[f. prec. sb.] trans. a. To serve as a facsimile of; to resemble exactly. rare. b. To make a facsimile of; to reproduce.
1839. Lady Lytton, Cheveley (ed. 2), II. v. 163. Two stiff, hard, boarding-school-looking sofas facsimiled each other at either side of the fireplace.
1862. The Saturday Review, XIV. 11 Oct., 454/1. No one familiar with the signature of the present Bishop of Oxford will fail to be struck with its remarkable resemblance to that of Louis XIV. of France, as here facsimiled.
1877. A. B. Edwards, Up Nile, Pref. 14. Even romances and tales, are brought to light, photographed, facsimiled in chromo-lithography, printed in hieroglyphic type, and translated in forms suited both to the learned and to the general reader.

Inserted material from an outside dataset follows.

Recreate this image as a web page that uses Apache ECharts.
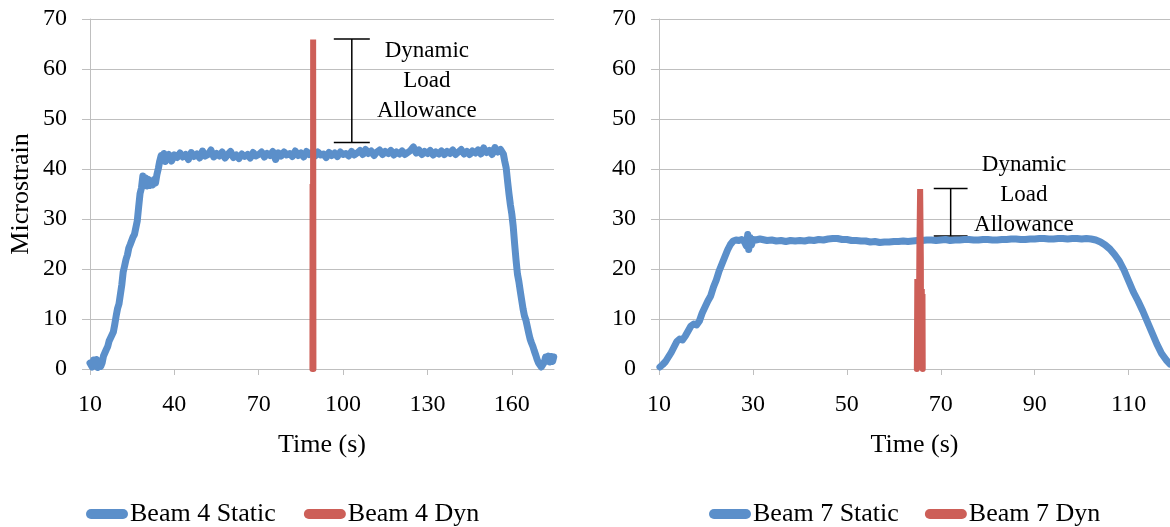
<!DOCTYPE html>
<html>
<head>
<meta charset="utf-8">
<script src="https://cdn.jsdelivr.net/npm/echarts@6/dist/echarts.min.js"></script>
<style>
  html, body { margin: 0; padding: 0; background: #fff; }
  #chart { width: 1170px; height: 527px; }
</style>
</head>
<body>
<div id="chart"></div>
<script>
// time (s), microstrain
var beam4Static = [
  [10.0, 1.2], [10.3, 1.5], [10.8, 0.4], [11.3, 1.8], [11.8, 0.6], [12.3, 1.9], [12.8, 0.3], [13.3, 1.6],
  [13.8, 0.5], [14.3, 1.2], [14.8, 2.6], [15.3, 2.2], [15.8, 3.9], [16.3, 4.5], [16.8, 5.6], [17.3, 6.2],
  [17.8, 6.8], [18.3, 7.4], [18.8, 8.9], [19.3, 10.6], [19.8, 12.1], [20.3, 13.0], [20.8, 14.9], [21.3, 16.8],
  [21.8, 19.4], [22.3, 20.6], [22.8, 21.9], [23.3, 22.8], [23.8, 24.2], [24.3, 24.9], [24.8, 25.3], [25.3, 26.4],
  [25.8, 26.9], [26.3, 27.3], [26.8, 29.6], [27.3, 32.4], [27.8, 35.1], [28.3, 36.2], [28.8, 38.6], [29.3, 37.0],
  [29.8, 38.2], [30.3, 36.6], [30.8, 37.9], [31.3, 36.7], [31.8, 37.6], [32.3, 36.8], [32.8, 37.9], [33.3, 37.2],
  [33.8, 38.9], [34.3, 40.1], [34.8, 41.6], [35.3, 42.7], [35.8, 41.8], [36.3, 43.1], [36.8, 41.5],
  [37, 42.2], [38, 42.9], [39, 41.6], [40, 42.8], [41, 42.3], [42, 43.2], [43, 42.4], [44, 42.9], [45, 41.9],
  [46, 43.3], [47, 42.5], [48, 43.0], [49, 42.2], [50, 43.6], [51, 42.6], [52, 42.9], [53, 43.8], [54, 42.4],
  [55, 43.1], [56, 42.6], [57, 43.4], [58, 42.2], [59, 42.9], [60, 43.5], [61, 42.3], [62, 42.8], [63, 42.1],
  [64, 43.0], [65, 42.5], [66, 42.9], [67, 42.2], [68, 43.3], [69, 42.6], [70, 42.9], [71, 43.4], [72, 42.4],
  [73, 43.1], [74, 42.7], [75, 43.5], [76, 41.9], [77, 43.2], [78, 42.6], [79, 43.4], [80, 42.8], [81, 43.1],
  [82, 42.5], [83, 43.6], [84, 42.7], [85, 43.2], [86, 42.4], [87, 43.5], [88, 42.9], [89, 43.3], [90, 42.6],
  [91, 43.4], [92, 42.8], [93, 43.0], [94, 42.3], [95, 43.3], [96, 42.7], [97, 43.2], [98, 42.5], [99, 43.4],
  [100, 42.9], [101, 43.1], [102, 42.6], [103, 43.5], [104, 42.8], [105, 43.2], [106, 43.7], [107, 42.9],
  [108, 43.9], [109, 43.1], [110, 43.6], [111, 42.7], [112, 43.4], [113, 43.8], [114, 42.9], [115, 43.5],
  [116, 43.1], [117, 43.7], [118, 42.8], [119, 43.4], [120, 43.0], [121, 43.6], [122, 42.9], [123, 43.3],
  [124, 43.7], [125, 44.4], [126, 43.2], [127, 43.8], [128, 42.9], [129, 43.5], [130, 43.1], [131, 43.7],
  [132, 42.8], [133, 43.4], [134, 43.0], [135, 43.6], [136, 42.9], [137, 43.5], [138, 43.1], [139, 43.8],
  [140, 42.9], [141, 43.4], [142, 43.9], [143, 43.0], [144, 43.5], [145, 42.9], [146, 43.6], [147, 43.2],
  [148, 43.8], [149, 43.0], [150, 44.2], [151, 43.3], [152, 43.7], [153, 42.9], [154, 44.3], [155, 43.4],
  [156, 43.9], [156.5, 43.8], [157, 43.0], [157.5, 41.5], [158, 40.2], [158.5, 37.5], [159, 35.0], [159.5, 32.8],
  [160, 31.0], [160.5, 28.5], [161, 25.0], [161.5, 21.8], [162, 19.0], [162.5, 17.5], [163, 15.6], [163.5, 13.8],
  [164, 12.0], [164.5, 10.6], [165, 9.8], [165.5, 8.5], [166, 7.2], [166.5, 6.0], [167, 5.2], [167.5, 4.5],
  [168, 3.6], [168.5, 2.8], [169, 1.9], [169.5, 1.2], [170, 0.9], [170.5, 0.4], [171, 0.6], [171.5, 1.3],
  [172, 2.4], [172.5, 1.6], [173, 2.6], [173.5, 1.4], [174, 2.5], [174.5, 1.5], [174.9, 2.4]
];
var beam4Dyn = [[89.1, 0], [89.15, 37], [89.2, 2], [89.25, 20], [89.3, 1], [89.35, 65.9], [89.45, 0]];

var beam7Static = [
  [10.2, 0.4], [10.8, 0.9], [11.4, 1.5], [12.0, 2.4], [12.6, 3.3], [13.2, 4.4], [13.8, 5.5], [14.4, 6.0],
  [15.0, 5.8], [15.6, 6.6], [16.2, 7.6], [16.8, 8.6], [17.4, 9.0], [18.0, 8.8], [18.6, 9.6], [19.2, 11.2],
  [19.8, 12.4], [20.4, 13.6], [21.0, 14.6], [21.6, 16.4], [22.2, 17.8], [22.8, 19.6], [23.4, 21.0], [24.0, 22.4],
  [24.6, 23.8], [25.2, 24.9], [25.8, 25.6], [26.4, 25.8], [27.0, 25.7], [27.6, 25.9], [28.2, 25.4], [28.6, 24.6],
  [28.9, 26.9], [29.1, 23.9], [29.4, 26.3], [29.7, 24.8], [30.0, 25.9], [30.6, 25.8], [31.5, 26.0],
  [32, 25.9], [33, 25.7], [34, 25.8], [35, 25.6], [36, 25.7], [37, 25.5], [38, 25.7], [39, 25.6], [40, 25.7],
  [41, 25.6], [42, 25.8], [43, 25.7], [44, 25.9], [45, 25.8], [46, 26.0], [47, 26.1], [48, 26.1], [49, 25.9],
  [50, 25.9], [51, 25.7], [52, 25.7], [53, 25.6], [54, 25.6], [55, 25.4], [56, 25.5], [57, 25.3], [58, 25.4],
  [59, 25.4], [60, 25.5], [61, 25.5], [62, 25.6], [63, 25.5], [64, 25.6], [65, 25.7], [66, 25.7], [67, 25.8],
  [68, 25.8], [69, 25.7], [70, 25.8], [71, 25.9], [72, 25.7], [73, 25.8], [74, 25.8], [75, 25.9], [76, 25.9],
  [77, 25.8], [78, 25.8], [79, 25.9], [80, 25.9], [81, 25.8], [82, 25.8], [83, 25.9], [84, 25.9], [85, 26.0],
  [86, 26.0], [87, 25.9], [88, 25.9], [89, 26.0], [90, 26.0], [91, 26.1], [92, 26.1], [93, 26.0], [94, 26.0],
  [95, 26.1], [96, 26.1], [97, 26.0], [98, 26.1], [99, 26.1], [100, 26.0], [101, 26.1], [102, 26.0], [103, 25.8],
  [104, 25.4], [105, 24.8], [106, 24.0], [107, 22.9], [108, 21.6], [109, 19.8], [110, 17.6], [111, 15.4],
  [112, 13.6], [113, 11.6], [114, 9.4], [115, 7.2], [116, 5.0], [117, 3.1], [118, 1.8], [118.8, 1.0]
];
var beam7Dyn = [
  [64.9, 0], [65.0, 18], [65.05, 1], [65.1, 17], [65.2, 2], [65.25, 17], [65.3, 4], [65.45, 25], [65.6, 36],
  [65.75, 22], [65.8, 2], [65.85, 16], [65.9, 3], [65.95, 16], [66.05, 1], [66.1, 15], [66.15, 0]
];

// bracket: x, low, high, cap half-width ; label: x, y
var beam4Bracket = [[103.1, 45.3, 66.0, 6.4]];
var beam4Note = [[129.8, 57.7]];
var beam7Bracket = [[72.1, 26.6, 36.1, 3.6]];
var beam7Note = [[87.7, 34.9]];
var noteText = 'Dynamic\nLoad\nAllowance';

var beam4Ticks = [10, 40, 70, 100, 130, 160];
var beam7Ticks = [10, 30, 50, 70, 90, 110];

var blue = '#5B8FCA';
var red = '#CD5F58';
var gray = '#BFBFBF';
var font = '"Liberation Serif", "Times New Roman", serif';

var chart = echarts.init(document.getElementById('chart'));

function bracketItem(params, api) {
  var x = api.value(0), lo = api.value(1), hi = api.value(2), w = api.value(3);
  var a = api.coord([x, lo]), b = api.coord([x, hi]);
  var l1 = api.coord([x - w, lo]), r1 = api.coord([x + w, lo]);
  var l2 = api.coord([x - w, hi]), r2 = api.coord([x + w, hi]);
  var st = { stroke: '#000', lineWidth: 1.5 };
  return {
    type: 'group',
    children: [
      { type: 'line', shape: { x1: a[0], y1: a[1], x2: b[0], y2: b[1] }, style: st },
      { type: 'line', shape: { x1: l1[0], y1: l1[1], x2: r1[0], y2: r1[1] }, style: st },
      { type: 'line', shape: { x1: l2[0], y1: l2[1], x2: r2[0], y2: r2[1] }, style: st }
    ]
  };
}

function noteItem(params, api) {
  var p = api.coord([api.value(0), api.value(1)]);
  return {
    type: 'text',
    x: p[0],
    y: p[1],
    style: {
      text: noteText,
      fill: '#000',
      font: '23px ' + font,
      lineHeight: 30,
      align: 'center',
      verticalAlign: 'middle'
    }
  };
}

function xAxisFor(idx, min, max, ticks) {
  return {
    type: 'value',
    gridIndex: idx,
    min: min,
    max: max,
    name: 'Time (s)',
    nameLocation: 'middle',
    nameGap: 63,
    nameTextStyle: { fontFamily: font, fontSize: 26, color: '#000' },
    axisLine: { show: true, lineStyle: { color: gray, width: 1 } },
    axisTick: { show: true, length: 6, customValues: ticks, lineStyle: { color: gray } },
    axisLabel: { customValues: ticks, margin: 24, fontFamily: font, fontSize: 24, color: '#000' },
    splitLine: { show: false }
  };
}

function yAxisFor(idx, withName) {
  return {
    type: 'value',
    gridIndex: idx,
    min: 0,
    max: 70,
    interval: 10,
    name: withName ? 'Microstrain' : '',
    nameLocation: 'middle',
    nameGap: 56,
    nameTextStyle: { fontFamily: font, fontSize: 26, color: '#000' },
    axisLine: { show: true, lineStyle: { color: gray, width: 1 } },
    axisTick: { show: true, length: 8, lineStyle: { color: gray } },
    axisLabel: { margin: 23, fontFamily: font, fontSize: 24, color: '#000' },
    splitLine: { show: true, lineStyle: { color: gray, width: 1 } }
  };
}

var legendIcon = 'path://M5,0 L37,0 A5,5 0 0 1 37,10 L5,10 A5,5 0 0 1 5,0 Z';

var option = {
  animation: false,
  backgroundColor: '#fff',
  grid: [
    { left: 90, top: 19, width: 464, height: 350 },
    { left: 659, top: 19, width: 511, height: 350 }
  ],
  xAxis: [xAxisFor(0, 10, 175, beam4Ticks), xAxisFor(1, 10, 118.8, beam7Ticks)],
  yAxis: [yAxisFor(0, true), yAxisFor(1, false)],
  legend: [
    {
      left: 86, top: 501, padding: 0, itemWidth: 42, itemHeight: 10, itemGap: 28,
      textStyle: { fontFamily: font, fontSize: 26, color: '#000', padding: [0, 0, 0, -3] },
      data: [{ name: 'Beam 4 Static', icon: legendIcon }, { name: 'Beam 4 Dyn', icon: legendIcon }]
    },
    {
      left: 709, top: 501, padding: 0, itemWidth: 42, itemHeight: 10, itemGap: 26,
      textStyle: { fontFamily: font, fontSize: 26, color: '#000', padding: [0, 0, 0, -3] },
      data: [{ name: 'Beam 7 Static', icon: legendIcon }, { name: 'Beam 7 Dyn', icon: legendIcon }]
    }
  ],
  series: [
    { name: 'Beam 4 Static', type: 'line', xAxisIndex: 0, yAxisIndex: 0, data: beam4Static,
      showSymbol: false, color: blue, lineStyle: { width: 7, color: blue, join: 'round', cap: 'round' } },
    { name: 'Beam 4 Dyn', type: 'line', xAxisIndex: 0, yAxisIndex: 0, data: beam4Dyn,
      showSymbol: false, color: red, lineStyle: { width: 6, color: red, cap: 'round' } },
    { name: 'Beam 7 Static', type: 'line', xAxisIndex: 1, yAxisIndex: 1, data: beam7Static,
      showSymbol: false, color: blue, lineStyle: { width: 7, color: blue, join: 'round', cap: 'round' } },
    { name: 'Beam 7 Dyn', type: 'line', xAxisIndex: 1, yAxisIndex: 1, data: beam7Dyn,
      showSymbol: false, color: red, lineStyle: { width: 6, color: red, cap: 'round' } },
    { type: 'custom', xAxisIndex: 0, yAxisIndex: 0, data: beam4Bracket, renderItem: bracketItem, clip: false, silent: true },
    { type: 'custom', xAxisIndex: 0, yAxisIndex: 0, data: beam4Note, renderItem: noteItem, clip: false, silent: true },
    { type: 'custom', xAxisIndex: 1, yAxisIndex: 1, data: beam7Bracket, renderItem: bracketItem, clip: false, silent: true },
    { type: 'custom', xAxisIndex: 1, yAxisIndex: 1, data: beam7Note, renderItem: noteItem, clip: false, silent: true }
  ]
};

chart.setOption(option);
</script>
</body>
</html>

absol. 1882. Pall Mall G., 15 June 5/1. They are the work of the artist who adapts, and not of the photographer who facsimiles.
Hence Facsimiled ppl. a.
1831. Pittsburg Gaz., 11 Nov., 2/3. Two hundred copies were unrolled, transcribed, and fac similied by Neapolitan artists.
1887. The Athenæum, 3 Sept., 313/2. Mr. Ruskin republished, with facsimiled, but uncoloured illustrations an anonymously written childs book of amusing verse.